Saturday, September 13, 2008

Sarah Palin/Anne Hutchinson follow-up

Mr. Bottum has a point:
Sally Quinn—and what made the Washington Post imagine this gossip columnist was an expert on American religion?—points out the hypocrisy of conservative Protestants both promoting male headship and cheering for Sarah Palin.

To which Helen Rittelmeyer replies the answer is easy: Sarah Palin is Anne Hutchinson reborn. “If even the Puritans couldn’t unequivocally reject the possibility of female public leadership, I don’t know why Sally Quinn thinks that today’s Protestants should have to.”

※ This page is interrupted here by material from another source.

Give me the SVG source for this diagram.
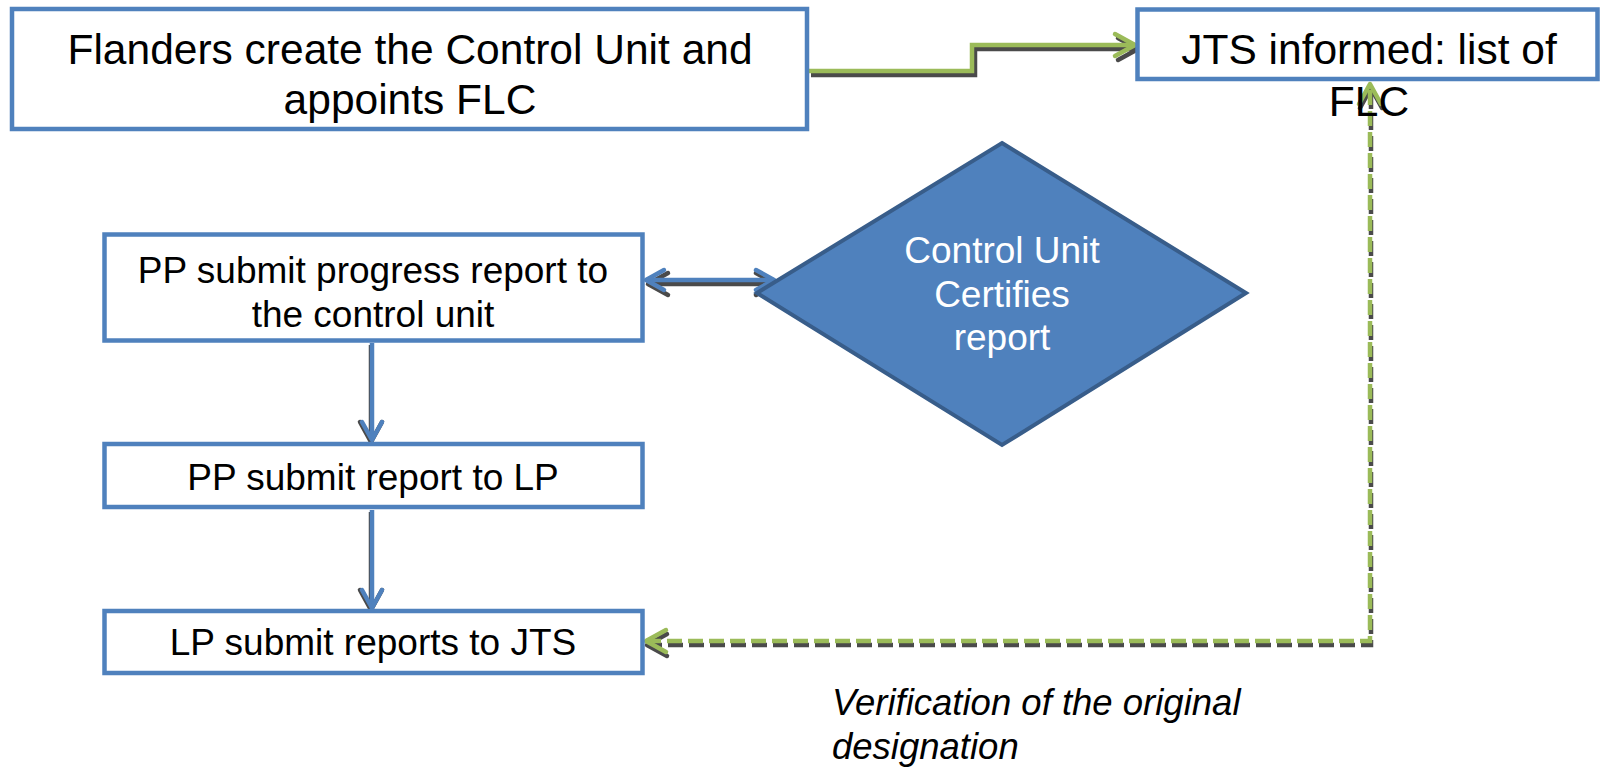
<svg xmlns="http://www.w3.org/2000/svg" width="1600" height="767" viewBox="0 0 1600 767">
<style>
  .box { fill: #FFFFFF; stroke: #4F81BD; stroke-width: 4.5; }
  .dia { fill: #4F81BD; stroke: #385D8A; stroke-width: 4; }
  .t { font-family: "Liberation Sans", Arial, sans-serif; fill: #000000; text-anchor: middle; }
  .big { font-size: 42.5px; }
  .mid { font-size: 37px; }
  .w { fill: #FFFFFF; }
  .it { font-family: "Liberation Sans", Arial, sans-serif; font-style: italic; font-size: 36.5px; fill: #000000; }
  .sh { fill: none; stroke: #4A4A4A; stroke-width: 4.5; }
  .gr { fill: none; stroke: #9BBB59; stroke-width: 4.5; }
  .bl { fill: none; stroke: #4F81BD; stroke-width: 4.5; }
  .dash { stroke-dasharray: 15 6; }
</style>
<defs>
  <marker id="mg" markerUnits="userSpaceOnUse" markerWidth="40" markerHeight="40" refX="0" refY="0" orient="auto-start-reverse" overflow="visible">
    <path d="M-20,-11 L0,0 L-20,11" fill="none" stroke="#9BBB59" stroke-width="4.5" stroke-linecap="round" stroke-linejoin="round"/>
  </marker>
  <marker id="mb" markerUnits="userSpaceOnUse" markerWidth="40" markerHeight="40" refX="0" refY="0" orient="auto-start-reverse" overflow="visible">
    <path d="M-18,-10 L0,0 L-18,10" fill="none" stroke="#4F81BD" stroke-width="4.5" stroke-linecap="round" stroke-linejoin="round"/>
  </marker>
  <marker id="ms" markerUnits="userSpaceOnUse" markerWidth="40" markerHeight="40" refX="0" refY="0" orient="auto-start-reverse" overflow="visible">
    <path d="M-20,-11 L0,0 L-20,11" fill="none" stroke="#4A4A4A" stroke-width="4.5" stroke-linecap="round" stroke-linejoin="round"/>
  </marker>
</defs>

<g id="connectors">
  <g id="c-flanders-jts">
    <path class="sh" d="M808,71 H972 V45 H1135" transform="translate(3,4)" marker-end="url(#ms)"/>
    <path class="gr" d="M808,71 H972 V45 H1135" marker-end="url(#mg)"/>
  </g>
  <g id="c-pp-cu">
    <path class="sh" d="M646,280 H774" transform="translate(2,4)" marker-start="url(#ms)" marker-end="url(#ms)"/>
    <path class="bl" d="M646,280 H774" marker-start="url(#mb)" marker-end="url(#mb)"/>
  </g>
  <g id="c-pp-pp2">
    <path class="sh" d="M372,343 V440" transform="translate(-1,2)" marker-end="url(#ms)"/>
    <path class="bl" d="M372,343 V440" marker-end="url(#mb)"/>
  </g>
  <g id="c-pp2-lp">
    <path class="sh" d="M372,510 V608" transform="translate(-1,2)" marker-end="url(#ms)"/>
    <path class="bl" d="M372,510 V608" marker-end="url(#mb)"/>
  </g>
  <g id="c-verify">
    <path class="sh dash" d="M646,641 H1370 V84" transform="translate(1,4)" marker-start="url(#ms)" marker-end="url(#ms)"/>
    <path class="gr dash" d="M646,641 H1370 V84" marker-start="url(#mg)" marker-end="url(#mg)"/>
  </g>
</g>

<g id="n-flanders">
  <rect class="box" x="12" y="9" width="795" height="120"/>
  <text class="t big" x="410" y="64">Flanders create the Control Unit and</text>
  <text class="t big" x="410" y="114">appoints FLC</text>
</g>

<g id="n-jts">
  <rect class="box" x="1137.5" y="9.5" width="460" height="69.5"/>
  <text class="t big" x="1369" y="64">JTS informed: list of</text>
  <text class="t big" x="1369" y="116">FLC</text>
</g>

<g id="n-control">
  <polygon class="dia" points="1002,143 1246,293 1002,445 757,293"/>
  <text class="t mid w" x="1002" y="263">Control Unit</text>
  <text class="t mid w" x="1002" y="307">Certifies</text>
  <text class="t mid w" x="1002" y="350">report</text>
</g>

<g id="n-pp-progress">
  <rect class="box" x="104.5" y="234.5" width="538" height="106"/>
  <text class="t mid" x="373" y="283">PP submit progress report to</text>
  <text class="t mid" x="373" y="327">the control unit</text>
</g>

<g id="n-pp-lp">
  <rect class="box" x="104.5" y="444" width="538" height="63"/>
  <text class="t mid" x="373" y="490">PP submit report to LP</text>
</g>

<g id="n-lp-jts">
  <rect class="box" x="104.5" y="611" width="538" height="62"/>
  <text class="t mid" x="373" y="655">LP submit reports to JTS</text>
</g>

<g id="label-verify">
  <text class="it" x="832" y="715">Verification of the original</text>
  <text class="it" x="832" y="759">designation</text>
</g>
</svg>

Um, maybe. One remembers that the Puritan fathers did, in fact, find a way to get rid of Hutchinson (for heresy, as it happens, which also seems to be the charge brought against Palin, though this time from her fellow women rather than the men).
He's certainly right that official hostility to Anne Hutchinson had a lot to do with her gender, but concerns about her gender didn't survive the translation from the governors' internal motivations to their legitimate, publicly stated (the word "legal" isn't quite right here) reasons for exiling her. I didn't mean to suggest that the prosecution of Anne Hutchinson should be understood as a feminist event. However, it's interesting that a trial that should have been a decisive condemnation of feminine leadership ended not quite being one.